→ **DO THIS**: Omit all images, then return the remaining material exactly as it stands.

→ **INFORMATION SHOWN**:
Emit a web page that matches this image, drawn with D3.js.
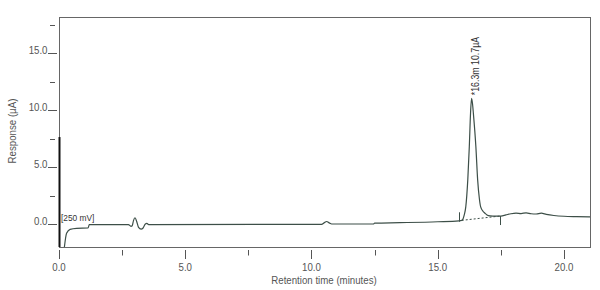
<!DOCTYPE html>
<html>
<head>
<meta charset="utf-8">
<script src="https://cdn.jsdelivr.net/npm/d3@7"></script>
<style>
  body { margin: 0; background: #fff; }
  svg text { font-family: "Liberation Sans Narrow", "Arial Narrow", "Liberation Sans", Arial, sans-serif; fill: #555; }
</style>
</head>
<body>
<svg id="chart" width="600" height="290"></svg>
<script>
// chromatogram trace (time in minutes, response in µA)
var traceTime = [0.21, 0.30, 0.44, 0.70, 1.15, 1.2, 2.75, 2.85, 2.9, 2.95, 3.01, 3.08, 3.15, 3.25, 3.33, 3.42, 3.48, 3.55,
  10.4, 10.5, 10.6, 10.7, 10.8, 12.45, 12.5, 13.5, 15.0, 15.84, 15.95, 16.0, 16.05, 16.11, 16.19, 16.25, 16.30, 16.34,
  16.38, 16.41, 16.51, 16.58, 16.65, 16.70, 16.80, 16.87, 16.95, 17.07, 17.3, 17.5, 17.7, 17.9, 18.1, 18.3, 18.5,
  18.7, 18.9, 19.1, 19.3, 19.6, 20.0, 20.5, 21.05];
var traceResp = [-2.1, -0.82, -0.47, -0.38, -0.35, -0.05, -0.05, -0.2, -0.15, 0.3, 0.55, 0.2, -0.3, -0.45, -0.35, 0.0, 0.05, -0.05,
  -0.03, 0.1, 0.22, 0.1, 0.0, 0.0, 0.08, 0.12, 0.2, 0.28, 0.32, 0.45, 0.8, 1.5, 3.9, 6.8, 9.8, 11.05,
  10.5, 9.75, 6.8, 3.9, 2.2, 1.5, 1.1, 0.95, 0.8, 0.72, 0.7, 0.7, 0.8, 0.9, 0.95, 0.92, 0.98,
  0.9, 0.88, 0.95, 0.85, 0.75, 0.68, 0.65, 0.63];

// integration baseline and peak markers
var baseTime = [15.95, 17.47];
var baseResp = [0.32, 0.70];
var markTime = [15.84, 17.47];
var markLow = [0.2, -0.09];
var markHigh = [1.03, 0.70];

var peakTime = 16.34, peakResp = 11.05;
var peakLabel = "*16.3m 10.7\u00b5A";

var xMajor = [0, 5, 10, 15, 20];
var xMinor = [2.5, 7.5, 12.5, 17.5];
var yMajor = [0, 5, 10, 15];
var yMinor = [2.5, 7.5, 12.5, 17.5];

var svg = d3.select("#chart");
var pLeft = 59, pRight = 590, pTop = 17, pBottom = 247;

var x = d3.scaleLinear().domain([0, 21.03]).range([pLeft, pRight]);
var y = d3.scaleLinear().domain([-2.02, 18.19]).range([pBottom, pTop]);

var ink = "#555";
var traceCol = "#3d4f48";
var squeeze = 0.88; // no narrow font installed, so squeeze text horizontally

function narrowText(sel, tx, ty, rot) {
  return sel.append("text")
    .attr("transform", "translate(" + tx + "," + ty + ")" + (rot ? " rotate(" + rot + ")" : "") + " scale(" + squeeze + ",1)");
}

// frame
svg.append("rect")
  .attr("x", pLeft + 0.5).attr("y", pTop + 0.5)
  .attr("width", pRight - pLeft).attr("height", pBottom - pTop)
  .attr("fill", "none").attr("stroke", "#666").attr("stroke-width", 1);

// 250 mV scale bar on the left axis
svg.append("line")
  .attr("x1", pLeft + 0.5).attr("x2", pLeft + 0.5)
  .attr("y1", y(7.64)).attr("y2", pBottom)
  .attr("stroke", "#111").attr("stroke-width", 2);

// x ticks (set off below the frame)
var xg = svg.append("g");
xg.selectAll(".maj").data(xMajor).enter().append("line")
  .attr("x1", function(d) { return Math.round(x(d)) + 0.5; })
  .attr("x2", function(d) { return Math.round(x(d)) + 0.5; })
  .attr("y1", 250).attr("y2", 259)
  .attr("stroke", ink);
xg.selectAll(".min").data(xMinor).enter().append("line")
  .attr("x1", function(d) { return Math.round(x(d)) + 0.5; })
  .attr("x2", function(d) { return Math.round(x(d)) + 0.5; })
  .attr("y1", 250).attr("y2", 255.5)
  .attr("stroke", ink);
xMajor.forEach(function(d) {
  narrowText(xg, x(d), 270.5)
    .attr("text-anchor", "middle")
    .attr("font-size", 11)
    .text(d3.format(".1f")(d));
});

// y ticks, drawn as short strokes left of the frame
var yg = svg.append("g");
yg.selectAll(".maj").data(yMajor).enter().append("line")
  .attr("x1", 48).attr("x2", 57)
  .attr("y1", function(d) { return Math.round(y(d)) + 0.5; })
  .attr("y2", function(d) { return Math.round(y(d)) + 0.5; })
  .attr("stroke", ink);
yg.selectAll(".min").data(yMinor).enter().append("line")
  .attr("x1", 50).attr("x2", 55)
  .attr("y1", function(d) { return Math.round(y(d)) + 0.5; })
  .attr("y2", function(d) { return Math.round(y(d)) + 0.5; })
  .attr("stroke", ink);
yMajor.forEach(function(d) {
  narrowText(yg, 47.5, y(d) + 0.5)
    .attr("text-anchor", "end")
    .attr("font-size", 11)
    .text(d3.format(".1f")(d));
});

// axis titles
narrowText(svg, 324, 283.5)
  .attr("text-anchor", "middle")
  .attr("font-size", 11)
  .text("Retention time (minutes)");
narrowText(svg, 16, 131, -90)
  .attr("text-anchor", "middle")
  .attr("font-size", 11)
  .text("Response (\u00b5A)");

narrowText(svg, 61, 221)
  .attr("font-size", 9.5)
  .style("fill", "#333")
  .text("[250 mV]");

// trace
svg.append("clipPath").attr("id", "clip")
  .append("rect").attr("x", pLeft).attr("y", pTop).attr("width", pRight - pLeft).attr("height", pBottom - pTop);

var pts = d3.zip(traceTime, traceResp);
var line = d3.line()
  .x(function(d) { return x(d[0]); })
  .y(function(d) { return y(d[1]); })
  .curve(d3.curveMonotoneX);

svg.append("path")
  .datum(pts)
  .attr("clip-path", "url(#clip)")
  .attr("d", line)
  .attr("fill", "none")
  .attr("stroke", traceCol)
  .attr("stroke-width", 1.2);

// dashed integration baseline
svg.append("line")
  .attr("x1", x(baseTime[0])).attr("y1", y(baseResp[0]))
  .attr("x2", x(baseTime[1])).attr("y2", y(baseResp[1]))
  .attr("stroke", traceCol).attr("stroke-dasharray", "2,2");

// start / end markers
svg.selectAll(".mark").data(markTime).enter().append("line")
  .attr("x1", function(d) { return Math.round(x(d)) + 0.5; })
  .attr("x2", function(d) { return Math.round(x(d)) + 0.5; })
  .attr("y1", function(d, i) { return y(markLow[i]); })
  .attr("y2", function(d, i) { return y(markHigh[i]); })
  .attr("stroke", traceCol);

// peak annotation
narrowText(svg, x(peakTime) + 7, y(peakResp) - 3, -90)
  .attr("font-size", 10)
  .style("fill", "#333")
  .text(peakLabel);
</script>
</body>
</html>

→ **THE ANSWER**:
Emit a web page that matches this image, drawn with D3.js.
<!DOCTYPE html>
<html>
<head>
<meta charset="utf-8">
<script src="https://cdn.jsdelivr.net/npm/d3@7"></script>
<style>
  body { margin: 0; background: #fff; }
  svg text { font-family: "Liberation Sans Narrow", "Arial Narrow", "Liberation Sans", Arial, sans-serif; fill: #555; }
</style>
</head>
<body>
<svg id="chart" width="600" height="290"></svg>
<script>
// chromatogram trace (time in minutes, response in µA)
var traceTime = [0.21, 0.30, 0.44, 0.70, 1.15, 1.2, 2.75, 2.85, 2.9, 2.95, 3.01, 3.08, 3.15, 3.25, 3.33, 3.42, 3.48, 3.55,
  10.4, 10.5, 10.6, 10.7, 10.8, 12.45, 12.5, 13.5, 15.0, 15.84, 15.95, 16.0, 16.05, 16.11, 16.19, 16.25, 16.30, 16.34,
  16.38, 16.41, 16.51, 16.58, 16.65, 16.70, 16.80, 16.87, 16.95, 17.07, 17.3, 17.5, 17.7, 17.9, 18.1, 18.3, 18.5,
  18.7, 18.9, 19.1, 19.3, 19.6, 20.0, 20.5, 21.05];
var traceResp = [-2.1, -0.82, -0.47, -0.38, -0.35, -0.05, -0.05, -0.2, -0.15, 0.3, 0.55, 0.2, -0.3, -0.45, -0.35, 0.0, 0.05, -0.05,
  -0.03, 0.1, 0.22, 0.1, 0.0, 0.0, 0.08, 0.12, 0.2, 0.28, 0.32, 0.45, 0.8, 1.5, 3.9, 6.8, 9.8, 11.05,
  10.5, 9.75, 6.8, 3.9, 2.2, 1.5, 1.1, 0.95, 0.8, 0.72, 0.7, 0.7, 0.8, 0.9, 0.95, 0.92, 0.98,
  0.9, 0.88, 0.95, 0.85, 0.75, 0.68, 0.65, 0.63];

// integration baseline and peak markers
var baseTime = [15.95, 17.47];
var baseResp = [0.32, 0.70];
var markTime = [15.84, 17.47];
var markLow = [0.2, -0.09];
var markHigh = [1.03, 0.70];

var peakTime = 16.34, peakResp = 11.05;
var peakLabel = "*16.3m 10.7\u00b5A";

var xMajor = [0, 5, 10, 15, 20];
var xMinor = [2.5, 7.5, 12.5, 17.5];
var yMajor = [0, 5, 10, 15];
var yMinor = [2.5, 7.5, 12.5, 17.5];

var svg = d3.select("#chart");
var pLeft = 59, pRight = 590, pTop = 17, pBottom = 247;

var x = d3.scaleLinear().domain([0, 21.03]).range([pLeft, pRight]);
var y = d3.scaleLinear().domain([-2.02, 18.19]).range([pBottom, pTop]);

var ink = "#555";
var traceCol = "#3d4f48";
var squeeze = 0.88; // no narrow font installed, so squeeze text horizontally

function narrowText(sel, tx, ty, rot) {
  return sel.append("text")
    .attr("transform", "translate(" + tx + "," + ty + ")" + (rot ? " rotate(" + rot + ")" : "") + " scale(" + squeeze + ",1)");
}

// frame
svg.append("rect")
  .attr("x", pLeft + 0.5).attr("y", pTop + 0.5)
  .attr("width", pRight - pLeft).attr("height", pBottom - pTop)
  .attr("fill", "none").attr("stroke", "#666").attr("stroke-width", 1);

// 250 mV scale bar on the left axis
svg.append("line")
  .attr("x1", pLeft + 0.5).attr("x2", pLeft + 0.5)
  .attr("y1", y(7.64)).attr("y2", pBottom)
  .attr("stroke", "#111").attr("stroke-width", 2);

// x ticks (set off below the frame)
var xg = svg.append("g");
xg.selectAll(".maj").data(xMajor).enter().append("line")
  .attr("x1", function(d) { return Math.round(x(d)) + 0.5; })
  .attr("x2", function(d) { return Math.round(x(d)) + 0.5; })
  .attr("y1", 250).attr("y2", 259)
  .attr("stroke", ink);
xg.selectAll(".min").data(xMinor).enter().append("line")
  .attr("x1", function(d) { return Math.round(x(d)) + 0.5; })
  .attr("x2", function(d) { return Math.round(x(d)) + 0.5; })
  .attr("y1", 250).attr("y2", 255.5)
  .attr("stroke", ink);
xMajor.forEach(function(d) {
  narrowText(xg, x(d), 270.5)
    .attr("text-anchor", "middle")
    .attr("font-size", 11)
    .text(d3.format(".1f")(d));
});

// y ticks, drawn as short strokes left of the frame
var yg = svg.append("g");
yg.selectAll(".maj").data(yMajor).enter().append("line")
  .attr("x1", 48).attr("x2", 57)
  .attr("y1", function(d) { return Math.round(y(d)) + 0.5; })
  .attr("y2", function(d) { return Math.round(y(d)) + 0.5; })
  .attr("stroke", ink);
yg.selectAll(".min").data(yMinor).enter().append("line")
  .attr("x1", 50).attr("x2", 55)
  .attr("y1", function(d) { return Math.round(y(d)) + 0.5; })
  .attr("y2", function(d) { return Math.round(y(d)) + 0.5; })
  .attr("stroke", ink);
yMajor.forEach(function(d) {
  narrowText(yg, 47.5, y(d) + 0.5)
    .attr("text-anchor", "end")
    .attr("font-size", 11)
    .text(d3.format(".1f")(d));
});

// axis titles
narrowText(svg, 324, 283.5)
  .attr("text-anchor", "middle")
  .attr("font-size", 11)
  .text("Retention time (minutes)");
narrowText(svg, 16, 131, -90)
  .attr("text-anchor", "middle")
  .attr("font-size", 11)
  .text("Response (\u00b5A)");

narrowText(svg, 61, 221)
  .attr("font-size", 9.5)
  .style("fill", "#333")
  .text("[250 mV]");

// trace
svg.append("clipPath").attr("id", "clip")
  .append("rect").attr("x", pLeft).attr("y", pTop).attr("width", pRight - pLeft).attr("height", pBottom - pTop);

var pts = d3.zip(traceTime, traceResp);
var line = d3.line()
  .x(function(d) { return x(d[0]); })
  .y(function(d) { return y(d[1]); })
  .curve(d3.curveMonotoneX);

svg.append("path")
  .datum(pts)
  .attr("clip-path", "url(#clip)")
  .attr("d", line)
  .attr("fill", "none")
  .attr("stroke", traceCol)
  .attr("stroke-width", 1.2);

// dashed integration baseline
svg.append("line")
  .attr("x1", x(baseTime[0])).attr("y1", y(baseResp[0]))
  .attr("x2", x(baseTime[1])).attr("y2", y(baseResp[1]))
  .attr("stroke", traceCol).attr("stroke-dasharray", "2,2");

// start / end markers
svg.selectAll(".mark").data(markTime).enter().append("line")
  .attr("x1", function(d) { return Math.round(x(d)) + 0.5; })
  .attr("x2", function(d) { return Math.round(x(d)) + 0.5; })
  .attr("y1", function(d, i) { return y(markLow[i]); })
  .attr("y2", function(d, i) { return y(markHigh[i]); })
  .attr("stroke", traceCol);

// peak annotation
narrowText(svg, x(peakTime) + 7, y(peakResp) - 3, -90)
  .attr("font-size", 10)
  .style("fill", "#333")
  .text(peakLabel);
</script>
</body>
</html>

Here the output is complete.